For those individuals who can keep a precarious step ahead of paranoia and hypochondria, these morbidities are wellsprings of comedy. By an ironic twist, all of Howard's intimations of doom at hand were confirmed when, at the age of twenty-eight, he was victimized by the onslaught of a condition from which he would never be released. This was a recurrent tendency to fall without warning into a dead faint from which he would awaken, sometimes in an emergency ward, sometimes where he had fallen, to find his spectacles smashed, his forehead bloodied, his muscles painfully regaining their resiliency. Scores of examinations, physical and psychogenic, failed to provide a satisfactory diagnosis or indicate a cure. And while the pathology of epilepsy suggested to most people that he was one of those subject to bouts of petit mal, this was never confirmed, partly because his symptoms showed only vague resemblance to the classic patterns of that affliction. Whatever, it provided Howard with all that he ever needed to enlarge his suspicions about the progress of modern medicine. A day came when—after observational procedures that had gone on for years—he was still once more tested by a newly enlisted specialist. When the clinical side of the examination was over, Howard joined the physician in his office for a discussion of what might have been concluded. In the course of talk, the doctor excused himself to check something in his filing cabinet. When his fumbling through the top drawer of the cabinet led to nothing, he opened the second drawer… and produced a huge black rabbit that hopped to a corner of the office and sat on its haunches, staring—at Howard, of course, but not for long, since the object of the rabbit's scrutiny was soon down the stairs and in the first stages of a flight from professional voodoo that would last as long as he lived.

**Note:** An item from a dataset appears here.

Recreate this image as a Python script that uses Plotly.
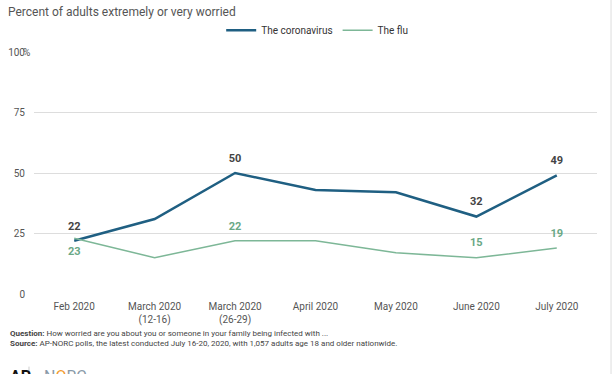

Yet, even in nonstop flight, an ever-widening concern with genius in literature was, day and night, what Howard lived for, and by which he tested the limits of what his own excellence allowed him to grasp.
He leaves us with a poetry as sensitive and generous in its approach and compass as he was himself… a body of criticism (How Proust would have lighted up at his recognitions! How Chekhov would have purred!) profound, exact, and written with an economy natural only to those who know precisely what needs to be said and—with a potent throwaway remark, or the click of an aphorism—when to shut up. His illustrious term at The New Yorker is not likely to be repeated. But whoever assumes his role will have the advantage of a model and a record of unmatched distinction serving to bring the best of American and British poetry to the widest audience it has ever enjoyed. To those who knew and loved him, he leaves the memory of an endearing vulnerability forever daunted by the world's black rabbits… and a perpetually hovering expectation of sweetness and wit never again to be met.
Read by James Merrill at the Institute Dinner Meeting on April 5, 1988.